ELASTICSEARCH_CREATE: {{ .Values.elasticsearch.create | quote }}
ELASTICSEARCH_HOST: {{ .Chart.Name }}-elasticsearch
ELASTICSEARCH_PORT: {{ .Values.elasticsearch.port | quote }}

This allows us to create the connection to elasticsearch.

import os
from elasticsearch import Elasticsearch

es_conn = None
if os.environ["ELASTICSEARCH_CREATE"] == "true":
    es_conn = Elasticsearch(hosts=os.environ["ELASTICSEARCH_HOST"])

We populate elasticsearch with a simple index entry in elasticsearch_populate.py.

import os
from elasticsearch_connection import es_conn

def populateData(connection):
    connection.index(index='messages', doc_type='song', id=1, body={
        'author': 'Aladdin',
        'song': 'A Whole New World',
        'lyrics': ['I can show you the world'],
        'awesomeness': 42
    })


if __name__ == "__main__":
    populateData(es_conn)

In run.py we add another resource which will get the message from elasticsearch.

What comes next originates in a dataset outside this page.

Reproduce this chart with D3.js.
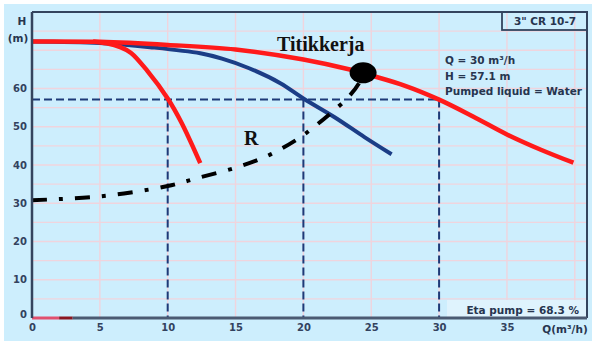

class ElasticsearchResource(object):
    def on_get(self, req, resp):
        resp.status = falcon.HTTP_200
        data = es_conn.get(index='messages', doc_type='song', id=1)
        resp.body = json.dumps(data['_source'])

if es_conn:
  app.add_route('/app/elasticsearch', ElasticsearchResource())

Application initContainers

Finally, we want to make sure that our app doesn't start before the elasticsearch service is ready. We add two initContainers to check and populate elasticsearch in _elasticsearch_init.tpl.yaml.

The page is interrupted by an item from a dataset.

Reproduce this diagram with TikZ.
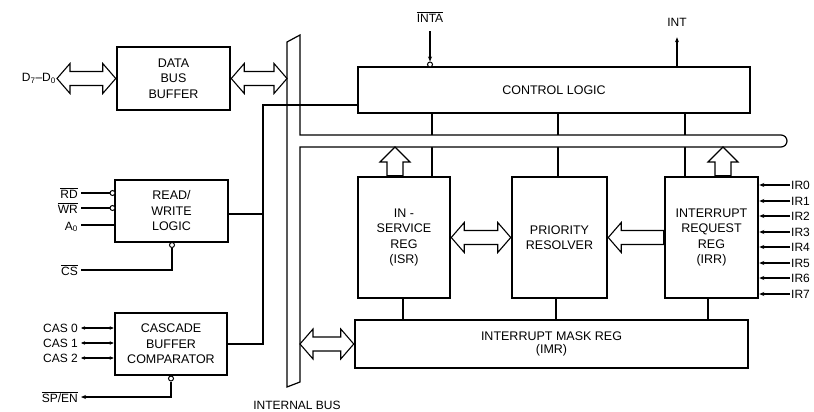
\documentclass[tikz,border=0pt]{standalone}
\usepackage{fontspec}
\setmainfont{Liberation Sans}
\usetikzlibrary{arrows.meta,calc}
\newcommand\hdarrow[2]{\draw[hollow] let \p1=(#1), \p2=(#2) in
  (\x1,\y1) -- (\x1+13pt,\y1+15pt) -- (\x1+13pt,\y1+7pt) -- (\x2-13pt,\y1+7pt) --
  (\x2-13pt,\y1+15pt) -- (\x2,\y1) -- (\x2-13pt,\y1-15pt) -- (\x2-13pt,\y1-7pt) --
  (\x1+13pt,\y1-7pt) -- (\x1+13pt,\y1-15pt) -- cycle;}
\newcommand\hlarrow[2]{\draw[hollow] let \p1=(#1), \p2=(#2) in
  (\x1,\y1) -- (\x1+13pt,\y1+15pt) -- (\x1+13pt,\y1+7pt) -- (\x2,\y1+7pt) --
  (\x2,\y1-7pt) -- (\x1+13pt,\y1-7pt) -- (\x1+13pt,\y1-15pt) -- cycle;}
\newcommand\vuarrow[2]{\draw[hollow] let \p1=(#1), \p2=(#2) in
  (\x1,\y1) -- (\x1+15pt,\y1-15pt) -- (\x1+8pt,\y1-15pt) -- (\x1+8pt,\y2) --
  (\x1-8pt,\y2) -- (\x1-8pt,\y1-15pt) -- (\x1-15pt,\y1-15pt) -- cycle;}
\begin{document}
\begin{tikzpicture}[x=1pt,y=-1pt,
  blk/.style={draw,line width=2.5pt,fill=white,align=center,inner sep=0pt,
    font=\fontsize{12.5}{15.5}\selectfont},
  conn/.style={line width=1.1pt},
  hollow/.style={draw,line width=1.1pt,fill=white,line join=miter},
  busline/.style={draw,line width=1.2pt,fill=white},
  lab/.style={font=\fontsize{12}{13}\selectfont,inner sep=1pt},
  bub/.style={circle,draw,line width=1pt,fill=white,minimum size=5pt,inner sep=0pt},
  tip/.style={-{Stealth[length=5pt,width=4pt]}},
  tips/.style={{Stealth[length=4pt,width=3.5pt]}-{Stealth[length=4pt,width=3.5pt]}},
]
\useasboundingbox (0,0) rectangle (814,412);
% reference coordinates
\coordinate (busL) at (287,0);
\coordinate (busR) at (300,0);
\coordinate (busB) at (0,147);
\coordinate (v1) at (432,0);
\coordinate (v2) at (558,0);
\coordinate (v3) at (685,0);
\coordinate (v4) at (677,0);
\coordinate (w1) at (403,0);
\coordinate (w2) at (556,0);
\coordinate (w3) at (708,0);
\coordinate (a1) at (395,0);
\coordinate (a2) at (723,0);
\coordinate (jt) at (263,105);
\coordinate (d70) at (57,78.5);

% blocks
\node[blk,minimum width=113pt,minimum height=63pt] (dbb) at (173.5,78.5) {DATA\\BUS\\BUFFER};
\node[blk,minimum width=113pt,minimum height=62pt] (rwl) at (171.5,211) {READ/\\WRITE\\LOGIC};
\node[blk,minimum width=112pt,minimum height=62pt] (cas) at (171,344) {CASCADE\\BUFFER\\COMPARATOR};
\node[blk,minimum width=392pt,minimum height=46pt] (ctl) at (554,90) {CONTROL LOGIC};
\node[blk,minimum width=92pt,minimum height=121pt] (isr) at (404,237.5) {IN -\\SERVICE\\REG\\(ISR)};
\node[blk,minimum width=95pt,minimum height=121pt] (pr) at (559.5,237.5) {PRIORITY\\RESOLVER};
\node[blk,minimum width=93pt,minimum height=121pt] (irr) at (711.5,237.5) {INTERRUPT\\REQUEST\\REG\\(IRR)};
\node[blk,minimum width=393pt,minimum height=48pt,font=\fontsize{12.5}{13.5}\selectfont] (imr) at (551.5,344) {INTERRUPT MASK REG\\(IMR)};

% vertical links control logic -> registers (hidden inside bus)
\draw[conn] (v1 |- ctl.south) -- (v1 |- isr.north);
\draw[conn] (v2 |- ctl.south) -- (v2 |- pr.north);
\draw[conn] (v3 |- ctl.south) -- (v3 |- irr.north);
% links registers -> IMR
\draw[conn] (w1 |- isr.south) -- (w1 |- imr.north);
\draw[conn] (w2 |- pr.south) -- (w2 |- imr.north);
\draw[conn] (w3 |- irr.south) -- (w3 |- imr.north);

% internal bus
\path[busline] (287,42) -- (300,35) -- (300,135) -- (781,135)
  arc[start angle=90,end angle=-90,radius=6pt] -- (300,147) -- (300,382) -- (287,387) -- cycle;

% control line through bus
\draw[conn] (jt -| ctl.west) -- (jt) -- (jt |- cas.east) -- (cas.east);
\draw[conn] ([yshift=-3pt]rwl.east) -- ([yshift=-3pt]rwl.east -| jt);

% hollow arrows
\hdarrow{d70}{dbb.west}
\hdarrow{dbb.east}{dbb.east -| busL}
\hdarrow{imr.west -| busR}{imr.west}
\hdarrow{isr.east}{pr.west}
\hlarrow{pr.east}{irr.west}
\vuarrow{a1 |- busB}{a1 |- isr.north}
\vuarrow{a2 |- busB}{a2 |- irr.north}

% labels and pins
\node[lab,anchor=east] (dl) at (d70) {D\textsubscript{7}–D\textsubscript{0}};

\node[lab] (inta) at (430,17) {$\overline{\mbox{INTA}}$};
\node[bub] (binta) at (430,64.5) {};
\draw[conn,tip] ([yshift=-8pt]inta.south) -- (binta.north);

\node[lab] (intl) at (677,22) {INT};
\draw[conn,tip] (v4 |- ctl.north) -- ([yshift=-10pt]intl.south);

\node[lab,anchor=east] (rd) at (79,193) {$\overline{\mbox{RD}}$};
\node[lab,anchor=east] (wr) at (79,208) {$\overline{\mbox{WR}}$};
\node[lab,anchor=east] (a0) at (79,227) {A\textsubscript{0}};
\node[lab,anchor=east] (cs) at (79,270) {$\overline{\mbox{CS}}$};
\node[bub] (brd) at (112.5,193) {};
\node[bub] (bwr) at (112.5,208) {};
\node[bub] (bcs) at (172,245) {};
\draw[conn] ([xshift=2pt]rd.east) -- (brd.west);
\draw[conn] ([xshift=2pt]wr.east) -- (bwr.west);
\draw[conn] ([xshift=2pt]a0.east |- 0,225) -- (rwl.west |- 0,225);
\draw[conn] ([xshift=2pt]cs.east) -| (bcs.south);

\node[lab,anchor=east] (c0) at (79,328) {CAS 0};
\node[lab,anchor=east] (c1) at (79,343) {CAS 1};
\node[lab,anchor=east] (c2) at (79,358) {CAS 2};
\draw[conn,tips] ([xshift=2pt]c0.east) -- (c0.east -| cas.west);
\draw[conn,tips] ([xshift=2pt]c1.east) -- (c1.east -| cas.west);
\draw[conn,tips] ([xshift=2pt]c2.east) -- (c2.east -| cas.west);

\node[lab,anchor=east] (sp) at (79,397) {$\overline{\mbox{SP/EN}}$};
\node[bub] (bsp) at (171,378.5) {};
\draw[conn,tip] (bsp.south) |- ([xshift=2pt]sp.east);

\foreach \i/\y in {0/185,1/201,2/216,3/232,4/247,5/263,6/278,7/294}{
  \node[lab,anchor=west] (ir\i) at (790,\y) {IR\i};
  \draw[conn,tip] (ir\i.west) -- (ir\i.west -| irr.east);
}

\node[lab] (ibus) at (297,405) {INTERNAL BUS};
\end{tikzpicture}
\end{document}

{{ define "elasticsearch_check" -}}
{{ if .Values.elasticsearch.create }}
- name: {{ .Chart.Name }}-elasticsearch-check
  image: byrnedo/alpine-curl
  command:
  - 'sh'
  - '-c'
  - 'until curl {{ .Chart.Name }}-elasticsearch:{{ .Values.elasticsearch.port }}; do echo waiting for elasticsearch pod; sleep 2; done;'
{{ end }}
{{ end }}

---

{{ define "elasticsearch_populate" -}}
{{ if .Values.elasticsearch.create }}
- name: {{ .Chart.Name }}-elasticsearch-populate
  image: {{ .Values.deploy.ecr }}{{ .Chart.Name }}:{{ .Values.deploy.imageTag }}
  command:
  - 'python3'
  - 'elasticsearch_util/elasticsearch_populate.py'
  envFrom:
    - configMapRef:
        name: {{ .Chart.Name }}
{{ end }}
{{ end }}

We include these initContainers in server/deploy.yaml. Since we are using persistent volume for data storage, we should only need to populate the data once, so the population initContainer is controlled by a elasticsearch.populate boolean specified in values.yaml.

Test Persistency

Make sure that elasticsearch.create and elasticsearch.populate are set to true in values.yaml. Build and deploy aladdin-demo and wait until all the pods are running.

$ aladdin build
$ aladdin start
$ kubectl get pods

Check that elasticsearch has been populated by curling the appropriate endpoint of the aladdin-demo service-server.

$ curl $(minikube service --url aladdin-demo-server)/app/elasticsearch

Data from ElasticSearch is {"author": "Aladdin", "song": "A Whole New World", "lyrics": ["I can show you the world"], "awesomeness": 42} 

Now set elasticsearch.populate to false and redeploy the app with

$ aladdin restart

Check to see if the elasticsearch still works, even though we didn't populate it this time around! You should get the same output as last time, meaning the data persisted between deployments, hooray!

For the purpose of this tutorial, we made elasticsearch.populate a toggle-able value to explicitly show what is going on. However, in a non-tutorial environment, it would not be good practice to need to change a helm variable between deploys. One possible way to handle this is to create a separate population script in a Commands Container that can be invoked explicited to populate data.